Lucy Letby 'may have murdered three more babies and tried to kill another 15'
Lucy Letby may have killed three more babies and tried to murder another 15, it has been claimed.
Dewi Evans, a paediatrician who gave expert evidence against the neo-natal nurse at her trial, reviewed the notes of dozens more babies outside those in her criminal case.
Letby, 33, was given a whole life sentence for murdering seven babies and trying to kill six more while working in the Countess of Chester Hospital’s neonatal unit between 2015 and 2016.
Dr Evans told The Daily Mail: ‘Initially, I looked at 32 cases and there are seven of those [which were not part of the trial] that need more scrutiny.
‘These babies had illnesses that were life-threatening and three of them died – but we need to look at them to see if they were placed in harm’s way as well.
‘They were poorly so it may be impossible to show beyond reasonable doubt whether they were the victim of inflicted harm.
‘But there are seven cases that concern me which we need to look at more thoroughly. I will be liaising with Cheshire Police to bring those cases to their attention.’
It was confirmed on Friday that Letby has lodged an application for permission to appeal the convictions.
Dr Evans said after Letby’s arrest in 2018 he was asked to look at 48 more babies – and found concerns with as many as 18 of them.
‘They go back to 2012, although most date back to June 2014 – 12 months prior to the first fatality,’ he said.
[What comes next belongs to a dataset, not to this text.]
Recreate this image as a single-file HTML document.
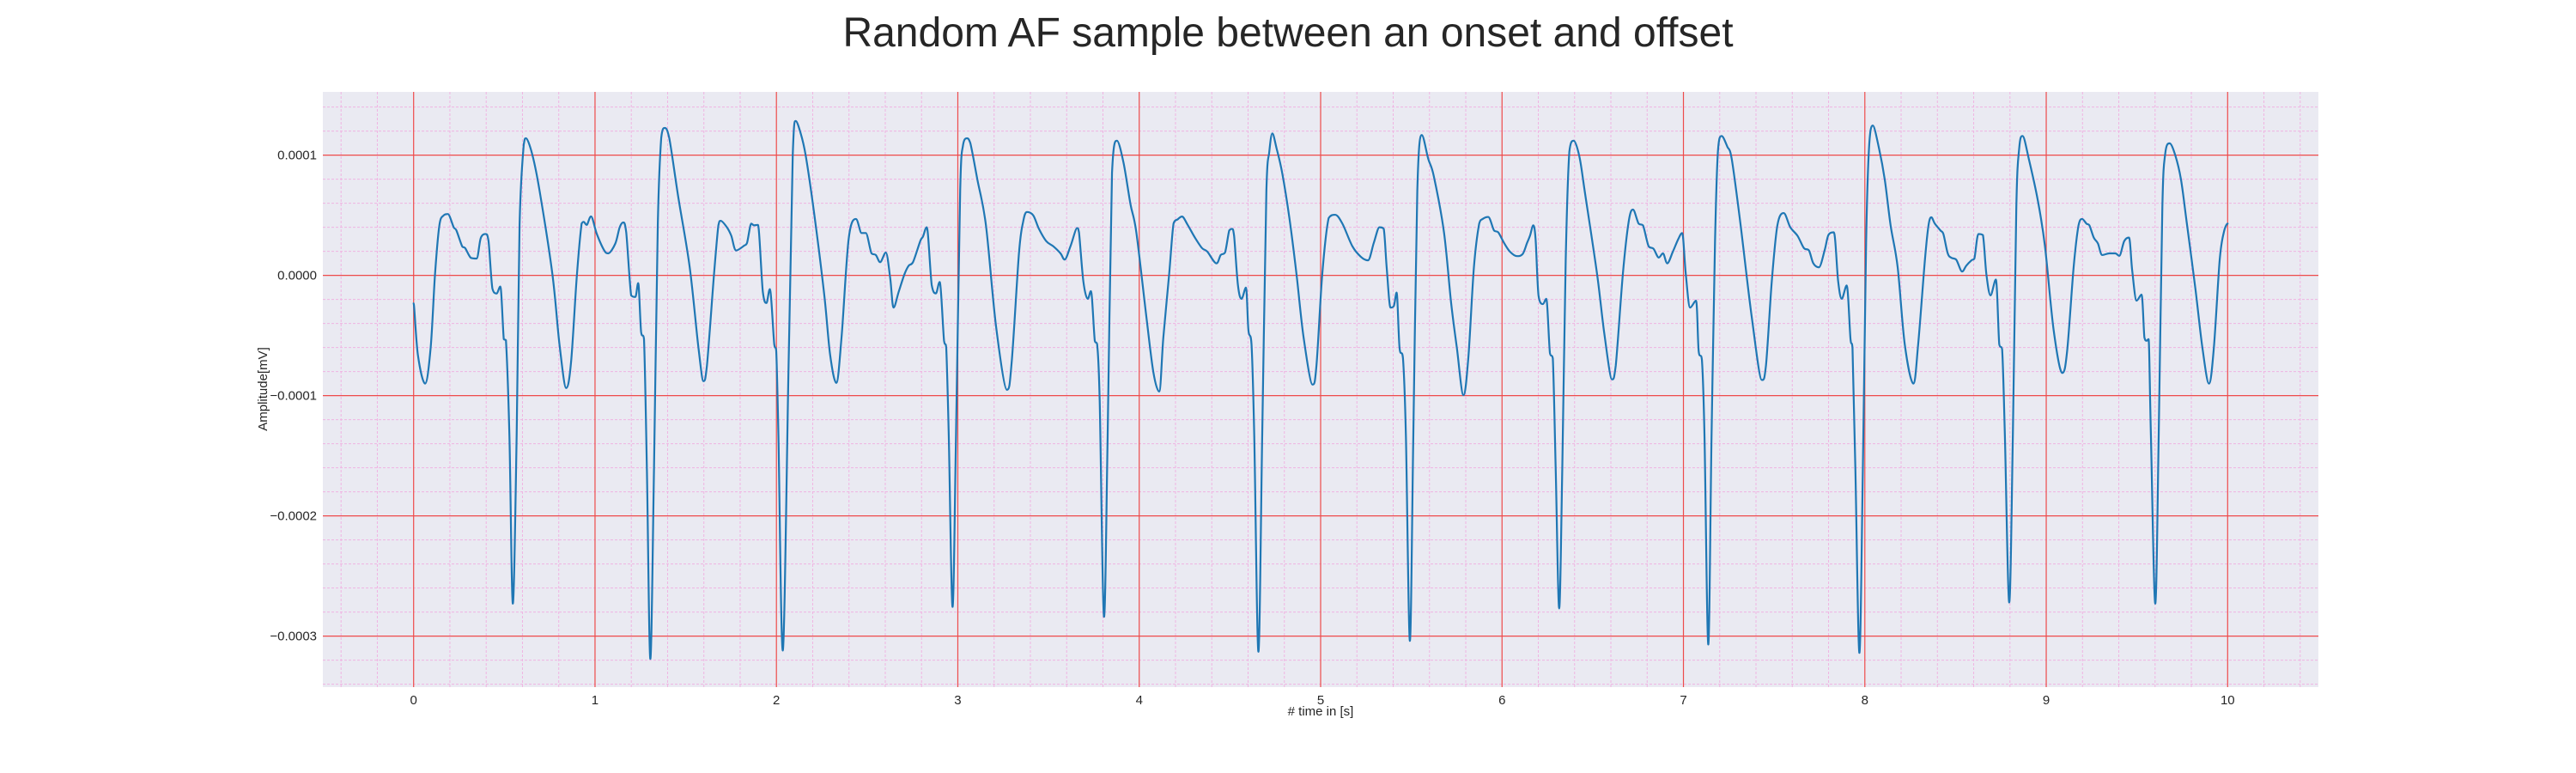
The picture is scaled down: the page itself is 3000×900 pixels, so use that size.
<!DOCTYPE html>
<html><head><meta charset="utf-8">
<style>
html,body{margin:0;padding:0;background:#fff;}
svg{display:block;font-family:"Liberation Sans",Arial,sans-serif;}
</style></head>
<body>
<svg id="chart" width="3000" height="900" viewBox="0 0 3000 900" xmlns="http://www.w3.org/2000/svg">
  <text x="1500" y="54" text-anchor="middle" font-size="48" fill="#262626">Random AF sample between an onset and offset</text>
  <rect x="376" y="107" width="2324" height="693" fill="#eaeaf2"/>
  <g id="grid-minor"></g>
  <g id="grid-major"></g>
  <g id="series"></g>
  <g id="xticks"></g>
  <g id="yticks"></g>
  <text x="1538" y="833" text-anchor="middle" font-size="15" fill="#262626"># time in [s]</text>
  <text x="0" y="0" transform="translate(311,453) rotate(-90)" text-anchor="middle" font-size="15" fill="#262626">Amplitude[mV]</text>
</svg>
<script>
// Data (time in s, amplitude in units of 1e-4 mV)
const times = [0,0.0235,0.063,0.094,0.118,0.142,0.165,0.189,0.221,0.236,0.268,0.284,0.315,0.347,0.37,0.397,0.413,0.434,0.457,0.478,0.497,0.509,0.528,0.547,0.568,0.584,0.607,0.62,0.655,0.694,0.765,0.804,0.841,0.868,0.899,0.926,0.938,0.954,0.978,1.01,1.049,1.073,1.112,1.136,1.156,1.172,1.199,1.222,1.238,1.254,1.27,1.286,1.305,1.325,1.346,1.365,1.384,1.409,1.459,1.522,1.57,1.598,1.617,1.656,1.68,1.693,1.727,1.751,1.778,1.822,1.838,1.861,1.877,1.898,1.925,1.945,1.964,1.988,1.999,2.011,2.035,2.067,2.09,2.106,2.13,2.161,2.209,2.264,2.296,2.33,2.359,2.398,2.438,2.469,2.493,2.524,2.548,2.572,2.603,2.627,2.646,2.674,2.706,2.729,2.753,2.793,2.808,2.829,2.856,2.879,2.9,2.924,2.936,2.95,2.971,2.99,3.013,3.029,3.05,3.069,3.108,3.155,3.211,3.271,3.297,3.337,3.36,3.381,3.416,3.447,3.487,3.526,3.566,3.589,3.621,3.657,3.668,3.692,3.716,3.734,3.755,3.768,3.782,3.806,3.826,3.85,3.877,3.913,3.952,3.984,4.039,4.078,4.11,4.133,4.165,4.189,4.212,4.236,4.267,4.307,4.346,4.375,4.425,4.449,4.473,4.496,4.512,4.523,4.544,4.564,4.588,4.602,4.619,4.634,4.657,4.678,4.701,4.717,4.734,4.757,4.788,4.828,4.867,4.906,4.955,4.977,5.009,5.044,5.08,5.12,5.175,5.222,5.261,5.293,5.324,5.348,5.364,5.385,5.404,5.419,5.435,5.454,5.47,5.492,5.511,5.533,5.558,5.593,5.624,5.68,5.719,5.751,5.787,5.814,5.845,5.874,5.893,5.924,5.956,5.979,6.011,6.043,6.082,6.114,6.138,6.154,6.172,6.185,6.201,6.225,6.244,6.264,6.28,6.296,6.315,6.332,6.351,6.371,6.395,6.427,6.458,6.524,6.564,6.606,6.627,6.666,6.698,6.722,6.753,6.777,6.808,6.835,6.864,6.887,6.911,6.942,6.971,6.993,7.013,7.037,7.069,7.084,7.102,7.116,7.137,7.155,7.174,7.19,7.211,7.242,7.266,7.313,7.376,7.432,7.455,7.487,7.518,7.553,7.589,7.629,7.664,7.692,7.716,7.747,7.779,7.799,7.829,7.853,7.873,7.9,7.921,7.932,7.948,7.97,7.989,8.007,8.023,8.044,8.078,8.11,8.142,8.181,8.22,8.267,8.294,8.331,8.351,8.367,8.386,8.417,8.433,8.457,8.477,8.504,8.536,8.559,8.588,8.604,8.626,8.651,8.67,8.693,8.722,8.741,8.757,8.772,8.796,8.816,8.835,8.851,8.87,8.906,8.954,8.993,9.041,9.088,9.115,9.151,9.178,9.198,9.222,9.238,9.262,9.285,9.309,9.348,9.38,9.403,9.43,9.456,9.474,9.498,9.525,9.541,9.553,9.564,9.577,9.601,9.62,9.64,9.656,9.68,9.711,9.743,9.774,9.822,9.861,9.897,9.924,9.956,9.979,10.0];
const amplitudes = [-0.233,-0.661,-0.90,-0.60,0.01,0.416,0.498,0.51,0.40,0.373,0.24,0.227,0.146,0.14,0.31,0.344,0.285,-0.108,-0.151,-0.093,-0.53,-0.54,-1.33,-2.73,-1.33,0.416,1.086,1.14,1.0,0.707,0.01,-0.573,-0.937,-0.72,-0.02,0.43,0.445,0.42,0.49,0.344,0.212,0.183,0.265,0.40,0.44,0.358,-0.166,-0.18,-0.064,-0.47,-0.53,-1.62,-3.19,-1.62,0.416,1.144,1.226,1.144,0.65,0.067,-0.60,-0.88,-0.75,0.01,0.416,0.454,0.40,0.33,0.207,0.247,0.27,0.43,0.416,0.42,-0.137,-0.23,-0.114,-0.573,-0.63,-1.33,-3.12,-0.75,1.0,1.284,1.20,1.0,0.504,-0.166,-0.66,-0.894,-0.515,0.30,0.469,0.352,0.352,0.183,0.169,0.11,0.19,-0.02,-0.268,-0.137,0.01,0.08,0.11,0.285,0.323,0.40,-0.08,-0.15,-0.055,-0.544,-0.60,-1.33,-2.757,-1.33,0.707,1.086,1.14,1.10,0.795,0.416,-0.428,-0.952,-0.72,0.183,0.445,0.527,0.498,0.387,0.285,0.242,0.183,0.131,0.242,0.393,0.358,-0.05,-0.195,-0.131,-0.544,-0.573,-1.04,-2.84,-1.33,0.853,1.12,0.94,0.59,0.358,-0.34,-0.806,-0.966,-0.515,0.01,0.43,0.466,0.489,0.42,0.314,0.227,0.198,0.10,0.169,0.19,0.373,0.387,0.329,-0.08,-0.195,-0.102,-0.457,-0.573,-1.33,-3.13,-1.33,0.707,1.028,1.18,1.057,0.853,0.475,0.01,-0.515,-0.908,-0.75,0.01,0.475,0.504,0.43,0.242,0.154,0.125,0.27,0.40,0.387,0.067,-0.268,-0.253,-0.143,-0.603,-0.69,-1.33,-3.04,-1.33,0.707,1.167,0.97,0.824,0.358,-0.224,-0.603,-0.996,-0.69,0.067,0.43,0.469,0.486,0.373,0.358,0.27,0.198,0.16,0.178,0.27,0.329,0.416,0.30,-0.166,-0.239,-0.195,-0.646,-0.69,-1.62,-2.77,-1.62,0.125,1.028,1.12,0.984,0.678,0.01,-0.486,-0.865,-0.75,0.01,0.445,0.547,0.43,0.416,0.242,0.221,0.148,0.183,0.10,0.198,0.30,0.352,0.01,-0.268,-0.21,-0.63,-0.705,-1.33,-3.07,-1.33,0.27,1.028,1.159,1.07,0.97,0.445,-0.34,-0.87,-0.75,-0.05,0.416,0.518,0.40,0.329,0.227,0.207,0.10,0.067,0.212,0.335,0.358,-0.05,-0.195,-0.084,-0.53,-0.603,-1.62,-3.14,-1.62,0.27,1.057,1.246,1.057,0.795,0.416,0.067,-0.573,-0.90,-0.573,0.125,0.416,0.483,0.43,0.373,0.344,0.183,0.146,0.13,0.032,0.08,0.125,0.14,0.344,0.335,0.01,-0.166,-0.035,-0.573,-0.617,-1.33,-2.72,-1.33,0.56,1.057,1.159,0.955,0.62,0.242,-0.457,-0.812,-0.632,0.067,0.416,0.469,0.43,0.416,0.314,0.265,0.169,0.183,0.183,0.163,0.285,0.314,0.038,-0.21,-0.16,-0.515,-0.544,-0.53,-1.33,-2.73,-1.33,0.56,1.013,1.098,1.0,0.795,0.445,-0.108,-0.603,-0.90,-0.603,0.125,0.358,0.43];
const xTickValues = [0,1,2,3,4,5,6,7,8,9,10];
const yTickValues = [1,0,-1,-2,-3];
const yTickLabels = ["0.0001","0.0000","\u22120.0001","\u22120.0002","\u22120.0003"];

const X0 = 481.7, XS = 211.26, Y0 = 320.6, YS = 140;
function xScale(t){ return X0 + t*XS; }
function yScale(v){ return Y0 - v*YS; }
const NS = "http://www.w3.org/2000/svg";
const L = 376, R = 2700, T = 107, B = 800;

const gMin = document.getElementById('grid-minor');
for (let i = -2; i <= 52; i++) {
  if (i % 5 === 0) continue;
  const x = xScale(i*0.2);
  if (x < L || x > R) continue;
  const ln = document.createElementNS(NS,'line');
  
  
  ln.setAttribute('x1',x);ln.setAttribute('x2',x);ln.setAttribute('y1',T);ln.setAttribute('y2',B);
  ln.setAttribute('stroke','#f0b4e2');ln.setAttribute('stroke-width','1');ln.setAttribute('stroke-dasharray','3,2');
  gMin.appendChild(ln);
}
for (let i = -18; i <= 8; i++) {
  if (i % 5 === 0) continue;
  const y = yScale(i*0.2);
  if (y < T || y > B) continue;
  const ln = document.createElementNS(NS,'line');
  
  
  ln.setAttribute('x1',L);ln.setAttribute('x2',R);ln.setAttribute('y1',y);ln.setAttribute('y2',y);
  ln.setAttribute('stroke','#f0b4e2');ln.setAttribute('stroke-width','1');ln.setAttribute('stroke-dasharray','3,2');
  gMin.appendChild(ln);
}
const gMaj = document.getElementById('grid-major');
const gx = document.getElementById('xticks');
xTickValues.forEach(t => {
  const x = xScale(t);
  const ln = document.createElementNS(NS,'line');
  
  
  ln.setAttribute('x1',x);ln.setAttribute('x2',x);ln.setAttribute('y1',T);ln.setAttribute('y2',B);
  ln.setAttribute('stroke','#ee4b4b');ln.setAttribute('stroke-width','1.2');
  gMaj.appendChild(ln);
  const tx = document.createElementNS(NS,'text');
  
  
  tx.setAttribute('x',x);tx.setAttribute('y',820);tx.setAttribute('text-anchor','middle');
  tx.setAttribute('font-size','15');tx.setAttribute('fill','#262626');
  tx.textContent = String(t);
  gx.appendChild(tx);
});
const gy = document.getElementById('yticks');
yTickValues.forEach((v,i) => {
  const y = yScale(v);
  const ln = document.createElementNS(NS,'line');
  
  
  ln.setAttribute('x1',L);ln.setAttribute('x2',R);ln.setAttribute('y1',y);ln.setAttribute('y2',y);
  ln.setAttribute('stroke','#ee4b4b');ln.setAttribute('stroke-width','1.2');
  gMaj.appendChild(ln);
  const tx = document.createElementNS(NS,'text');
  
  
  tx.setAttribute('x',369);tx.setAttribute('y',y+5);tx.setAttribute('text-anchor','end');
  tx.setAttribute('font-size','15');tx.setAttribute('fill','#262626');
  tx.textContent = yTickLabels[i];
  gy.appendChild(tx);
});
// Smooth path (monotone-ish Catmull-Rom with clamped handles)
const P = times.map((t,i) => [xScale(t), yScale(amplitudes[i])]);
let d = 'M' + P[0][0].toFixed(2) + ',' + P[0][1].toFixed(2);
for (let i = 0; i < P.length - 1; i++) {
  const p0 = P[Math.max(0,i-1)], p1 = P[i], p2 = P[i+1], p3 = P[Math.min(P.length-1,i+2)];
  const k = 1/6;
  let c1x = p1[0] + (p2[0]-p0[0])*k, c1y = p1[1] + (p2[1]-p0[1])*k;
  let c2x = p2[0] - (p3[0]-p1[0])*k, c2y = p2[1] - (p3[1]-p1[1])*k;
  const lo = Math.min(p1[1],p2[1]), hi = Math.max(p1[1],p2[1]);
  const isExt1 = (p1[1]-p0[1])*(p2[1]-p1[1]) <= 0;
  const isExt2 = (p2[1]-p1[1])*(p3[1]-p2[1]) <= 0;
  if (isExt1) c1y = p1[1];
  if (isExt2) c2y = p2[1];
  c1y = Math.min(hi, Math.max(lo, c1y));
  c2y = Math.min(hi, Math.max(lo, c2y));
  d += ' C' + c1x.toFixed(2) + ',' + c1y.toFixed(2) + ' ' + c2x.toFixed(2) + ',' + c2y.toFixed(2) + ' ' + p2[0].toFixed(2) + ',' + p2[1].toFixed(2);
}
const pl = document.createElementNS(NS,'path');


pl.setAttribute('d',d);pl.setAttribute('fill','none');
pl.setAttribute('stroke','#1f77b4');pl.setAttribute('stroke-width','2.2');
pl.setAttribute('stroke-linejoin','round');pl.setAttribute('stroke-linecap','round');
document.getElementById('series').appendChild(pl);
</script>
</body></html>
‘I found several cases that are highly suspicious where an endotracheal tube – placed in a baby’s throat when they need breathing support – had been displaced, had come out.
‘These tubes can come out accidentally, but for so many to come out is very, very unusual, especially in what I consider to be a good unit.
‘I suspect these tubes were displaced intentionally. Of the 18, there could be up to 10 babies who were placed in harm’s way. As far as I know they survived without suffering any long-term harm.’
She often attacked her victims by injecting air into their bloodstreams or into their feeding tubes, poisoning them with insulin, overfeeding them milk or shoving plastic medical tubes down their throats.
Letby was said to have an interest in ‘uncommon medical conditions’ and ‘specifically targeted twins, and latterly triplets’.
Dr Evans, who gave evidence 17 separate times over Letby’s 10-month trial, added: ‘One thing we can be reasonably sure of is that Lucy Letby did not turn up to work one day and decide to inject a baby with air into their bloodstream.
‘I think the modus operandi evolved over time and I think that prior to air embolus, tube displacement was probably something that she did.’
The jury at Manchester Crown Court heard she completed a training course on air embolus and how to inject drugs just weeks before murdering her first victim, Baby A, in June 2015.
Police are now reviewing the notes of some 4,000 babies admitted to the neo-natal units of the Countess of Chester Hospital and Liverpool Women’s Hospital over Letby’s five-year nursing career.